8. Adam Eaton and Jose Abreu both earned AL Player of the Week honors. We already cheered Abreu's wrath of God spurt that was seemingly spurred by him breaking all of his limbs at once, but Eaton also apparently was getting on base at a .600 clip that I must admit to barely paying attention to, since he only golfed one measly dinger during that stretch. We've spent so much energy rationalizing that Eaton's performance this year is "still just fine," but he's rapidly closing on exceeding his breakout 2014. His raw OPS is alredy higher than his finish in 2015, thanks to his power outburst.
Both Eaton and Abreu were mostly shocked that they won over Melky Cabrera, who hit .483/.516/.828 over this same stretch, and really who can debate that this man is the victor?
9. Discussing Alexei Ramirez's defense is mostly a disaster-in-waiting, with his average-or-worse tendency for errors usually distracting from the larger effect of what was--at his peak--elite range and arm strength. That his errors often take the form of lazy throws doesn't help this phenomenon.
For the first half, the demise of Ramirez was two-pronged; his bat was terrible, and his defense was slipping to 'unremarkable' and failing to compensate. Now, as his bat has returned in the second half, he's looked newly alive in the field as well, and our overlords at the SweetSpot say those dreaded defensive metrics are backing that up. ESPN's Mark Simon named Ramirez the Defensive Player of the Month for July, crediting him with a MLB-leading 22 "Good Fielding Plays," and playing the key role in a mid-season revival of the Sox groundball defense. Nick Schaefer's call that Ramirez just might play out his contract is looking prophetic.

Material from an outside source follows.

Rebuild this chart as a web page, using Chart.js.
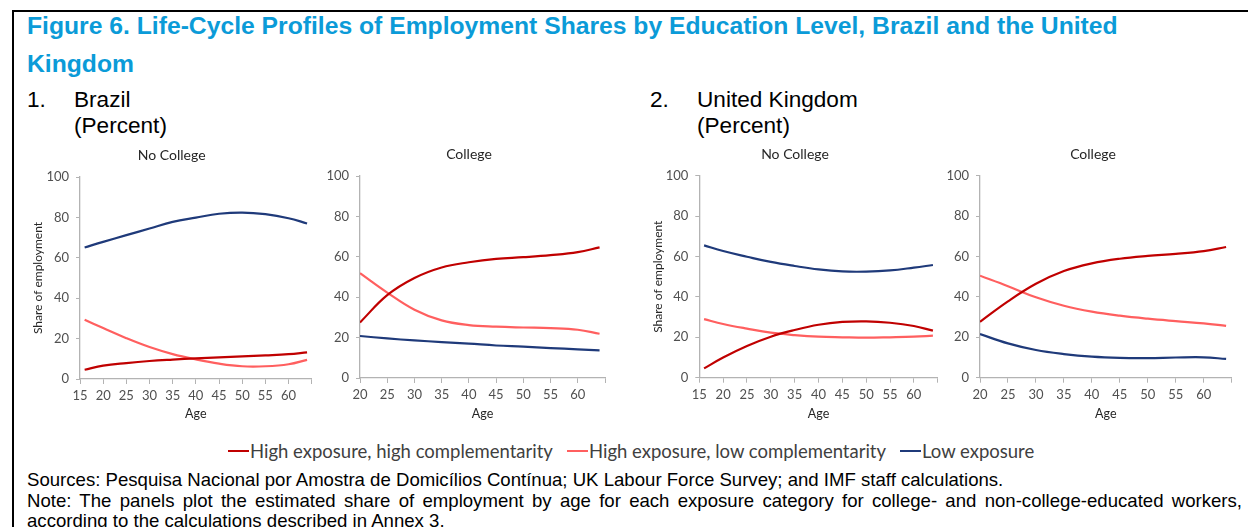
<!DOCTYPE html>
<html>
<head>
<meta charset="utf-8">
<script src="https://cdn.jsdelivr.net/npm/chart.js@4.4.1/dist/chart.umd.min.js"></script>
<style>
  html, body { margin: 0; padding: 0; background: #fff; }
  body { width: 1248px; height: 527px; position: relative; overflow: hidden;
         font-family: "Liberation Sans", Arial, sans-serif; color: #000; }
  #frame { position: absolute; left: 12px; top: 10px; width: 1250px; height: 530px;
           border-left: 2px solid #000; border-top: 2px solid #000; }
  .fig-title { position: absolute; left: 27px; top: 7px; color: #0b9bd8; font-weight: bold;
               font-size: 24.7px; line-height: 38px; white-space: nowrap; }
  .sub { position: absolute; font-size: 22.6px; line-height: 26px; white-space: nowrap; }
  .sub .num { position: absolute; left: 0; }
  .sub .txt { position: absolute; left: 47px; }
  canvas { position: absolute; }
  .leg { position: absolute; top: 441px; height: 20px; display: flex; align-items: center;
         font-family: Lato, "Noto Sans", sans-serif; font-size: 18.5px; color: #404040; white-space: nowrap; }
  .leg .sw { width: 21px; height: 2px; margin-right: 1px; }
  .notes { position: absolute; left: 27px; font-size: 18.6px; line-height: 20px; white-space: nowrap; }
  .justify { text-align: justify; text-align-last: justify; width: 1215px; white-space: normal; }
</style>
</head>
<body>
<div id="frame"></div>
<div class="fig-title">Figure 6. Life-Cycle Profiles of Employment Shares by Education Level, Brazil and the United<br>Kingdom</div>
<div class="sub" style="left:27px;top:87px;"><span class="num">1.</span><span class="txt">Brazil</span></div>
<div class="sub" style="left:27px;top:113px;"><span class="txt">(Percent)</span></div>
<div class="sub" style="left:650px;top:87px;"><span class="num">2.</span><span class="txt">United Kingdom</span></div>
<div class="sub" style="left:650px;top:113px;"><span class="txt">(Percent)</span></div>

<canvas id="brNc" width="310" height="286" style="left:20px;top:140px;"></canvas>
<canvas id="brC" width="310" height="286" style="left:320px;top:140px;"></canvas>
<canvas id="ukNc" width="310" height="286" style="left:640px;top:140px;"></canvas>
<canvas id="ukC" width="310" height="286" style="left:940px;top:140px;"></canvas>

<div id="legend"></div>

<div class="notes" style="top:470px;">Sources: Pesquisa Nacional por Amostra de Domicílios Contínua; UK Labour Force Survey; and IMF staff calculations.</div>
<div class="notes justify" style="top:491px;">Note: The panels plot the estimated share of employment by age for each exposure category for college- and non-college-educated workers,</div>
<div class="notes" style="top:511px;">according to the calculations described in Annex 3.</div>

<script>
// ---- Series names and colours ----
const seriesNames = ["High exposure, high complementarity", "High exposure, low complementarity", "Low exposure"];
const seriesColors = ["#c00000", "#ff5f5f", "#1f3a7a"];

// ---- Brazil, no college ----
const brNcAges = [16, 20, 25, 30, 35, 40, 45, 50, 55, 60, 64];
const brNcHighHigh = [4.6, 6.6, 7.9, 8.9, 9.6, 10.2, 10.7, 11.2, 11.7, 12.3, 13.2];
const brNcHighLow = [29.3, 25.2, 20.2, 15.8, 12.3, 9.7, 7.6, 6.3, 6.3, 7.3, 9.5];
const brNcLow = [65.1, 67.9, 71.2, 74.5, 77.8, 79.9, 81.8, 82.4, 81.6, 79.6, 77.0];

// ---- Brazil, college ----
const brCAges = [20, 25, 30, 35, 40, 45, 50, 55, 60, 64];
const brCHighHigh = [27.5, 41.0, 49.5, 54.7, 57.3, 59.0, 59.8, 60.8, 62.3, 64.7];
const brCHighLow = [51.9, 42.3, 33.8, 28.5, 26.2, 25.4, 25.0, 24.7, 23.9, 21.9];
const brCLow = [20.8, 19.6, 18.6, 17.8, 17.0, 16.1, 15.5, 14.8, 14.2, 13.7];

// ---- United Kingdom, no college ----
const ukNcAges = [16, 20, 25, 30, 35, 40, 45, 50, 55, 60, 64];
const ukNcHighHigh = [4.6, 10.0, 15.7, 20.3, 23.6, 26.2, 27.6, 27.9, 27.2, 25.6, 23.3];
const ukNcHighLow = [29.0, 26.6, 24.3, 22.3, 21.1, 20.3, 20.0, 19.8, 20.0, 20.3, 20.8];
const ukNcLow = [65.5, 62.7, 59.9, 57.3, 55.3, 53.6, 52.6, 52.5, 53.1, 54.5, 55.8];

// ---- United Kingdom, college ----
const ukCAges = [20, 25, 30, 35, 40, 45, 50, 55, 60, 64];
const ukCHighHigh = [27.7, 37.8, 46.5, 52.8, 56.6, 58.9, 60.3, 61.3, 62.7, 64.7];
const ukCHighLow = [50.5, 45.3, 39.8, 35.6, 32.7, 30.7, 29.2, 28.0, 26.9, 25.7];
const ukCLow = [21.6, 17.0, 13.7, 11.7, 10.4, 9.8, 9.7, 10.0, 10.1, 9.3];

// ---- Axis ticks ----
const yTicks = [0, 20, 40, 60, 80, 100];
const panelTitles = ["No College", "College"];
const xTitle = "Age";
const yTitle = "Share of employment";

const uiFont = "Lato, 'Noto Sans', sans-serif";
const axisGray = "#b3b3b3";
const labelGray = "#505050";
const CANVAS_W = 310, CANVAS_H = 286, CANVAS_TOP = 140;
const MIN_Y_WIDTH = 38;   // room for the "100" tick label

// Build one panel. The plot area is placed by layout padding and fixed axis sizes;
// an empty right-hand axis lets the panel title sit centred over its own span.
function panel(id, ages, hh, hl, lo, title, showYTitle, geo) {
  const canvasLeft = geo.canvasLeft;
  const titleLH = 14 * 1.2;
  let titleLeft = 2 * geo.titleCx - geo.plotRight;
  let spacer = 0;
  if (titleLeft > geo.axisX - MIN_Y_WIDTH) {
    titleLeft = geo.axisX - MIN_Y_WIDTH;
    spacer = (2 * geo.titleCx - titleLeft) - geo.plotRight;
  }
  const padL = titleLeft - canvasLeft;
  const padR = canvasLeft + CANVAS_W - geo.plotRight - spacer;
  const yWidth = geo.axisX - titleLeft;
  const padTop = geo.titleCy - CANVAS_TOP - titleLH / 2;
  const padBottom = geo.plotTop - CANVAS_TOP - padTop - titleLH;
  const xHeight = CANVAS_TOP + CANVAS_H - geo.plotBottom;

  const mk = (vals, i) => ({
    label: seriesNames[i],
    data: ages.map((a, k) => ({ x: a, y: vals[k] })),
    borderColor: seriesColors[i],
    backgroundColor: seriesColors[i],
    borderWidth: 2.2,
    pointRadius: 0,
    tension: 0.4,
    fill: false
  });

  new Chart(document.getElementById(id), {
    type: 'line',
    data: { datasets: [mk(hh, 0), mk(hl, 1), mk(lo, 2)] },
    options: {
      responsive: false,
      animation: false,
      events: [],
      layout: { padding: { left: padL, right: padR, top: 0, bottom: 0 } },
      plugins: {
        legend: { display: false },
        tooltip: { enabled: false },
        title: {
          display: true, text: title, color: "#262626",
          font: { family: uiFont, size: 14, weight: 'normal', lineHeight: 1.2 },
          padding: { top: padTop, bottom: padBottom }
        }
      },
      scales: {
        x: {
          type: 'linear', min: ages[0] <= 16 ? 15 : 20, max: 65,
          afterFit: s => { s.height = xHeight; },
          afterBuildTicks: s => {
            const t = [];
            for (let v = s.min; v <= s.max; v += 5) t.push({ value: v });
            s.ticks = t;
          },
          ticks: {
            color: labelGray, font: { family: uiFont, size: 13 }, padding: 4,
            maxRotation: 0, autoSkip: false,
            callback: v => (v === 65 ? '' : String(v))
          },
          grid: { drawOnChartArea: false, color: axisGray, tickLength: 5, tickColor: axisGray },
          border: { color: axisGray, width: 1.3 },
          title: { display: true, text: xTitle, color: "#262626",
                   font: { family: uiFont, size: 12.5, lineHeight: 1.2 }, padding: { top: 0, bottom: 4.5 } }
        },
        y: {
          min: 0, max: 100,
          afterFit: s => { s.width = yWidth; },
          afterBuildTicks: s => { s.ticks = yTicks.map(v => ({ value: v })); },
          ticks: { color: labelGray, font: { family: uiFont, size: 13 }, padding: 7 },
          grid: { drawOnChartArea: false, color: axisGray, tickLength: 4, tickColor: axisGray },
          border: { color: axisGray, width: 1.3 },
          title: { display: showYTitle, text: yTitle, color: "#262626",
                   font: { family: uiFont, size: 12, lineHeight: 1 }, padding: { top: 0, bottom: 0 } }
        },
        spacer: {
          type: 'linear', position: 'right', display: spacer > 0,
          afterFit: s => { s.width = spacer; },
          ticks: { display: false },
          grid: { display: false, drawTicks: false },
          border: { display: false }
        }
      }
    }
  });
}

panel('brNc', brNcAges, brNcHighHigh, brNcHighLow, brNcLow, panelTitles[0], true,
      { canvasLeft: 20, axisX: 80, plotRight: 311.7, plotTop: 177, plotBottom: 379, titleCx: 171.7, titleCy: 155 });
panel('brC', brCAges, brCHighHigh, brCHighLow, brCLow, panelTitles[1], false,
      { canvasLeft: 320, axisX: 360, plotRight: 605, plotTop: 176, plotBottom: 378, titleCx: 469, titleCy: 154 });
panel('ukNc', ukNcAges, ukNcHighHigh, ukNcHighLow, ukNcLow, panelTitles[0], true,
      { canvasLeft: 640, axisX: 699.3, plotRight: 937.7, plotTop: 175.7, plotBottom: 377.7, titleCx: 795, titleCy: 154 });
panel('ukC', ukCAges, ukCHighHigh, ukCHighLow, ukCLow, panelTitles[1], false,
      { canvasLeft: 940, axisX: 980, plotRight: 1231.7, plotTop: 175.7, plotBottom: 377.7, titleCx: 1093, titleCy: 154 });

// Shared legend for all four panels
const legendX = [228, 567, 900];
const legendEl = document.getElementById('legend');
seriesNames.forEach((name, i) => {
  const item = document.createElement('div');
  item.className = 'leg';
  item.style.left = legendX[i] + 'px';
  const sw = document.createElement('span');
  sw.className = 'sw';
  sw.style.background = seriesColors[i];
  const tx = document.createElement('span');
  tx.textContent = name;
  item.appendChild(sw);
  item.appendChild(tx);
  legendEl.appendChild(item);
});
</script>
</body>
</html>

10. It's Chris Sale vs. Chris Archer tonight at U.S. Cellular Field. It's not a big deal or anything. It does not matter. It's whatever.
Orrrrrrrrrr it's so great that I wouldn't care if both these teams were 20-80, I would feel blessed that such a wondrous spectacle was being held in my hometown. How great is the MLB season where incredible duels of hyper-talented pitchers are happening multiple times per week? Life is a trip.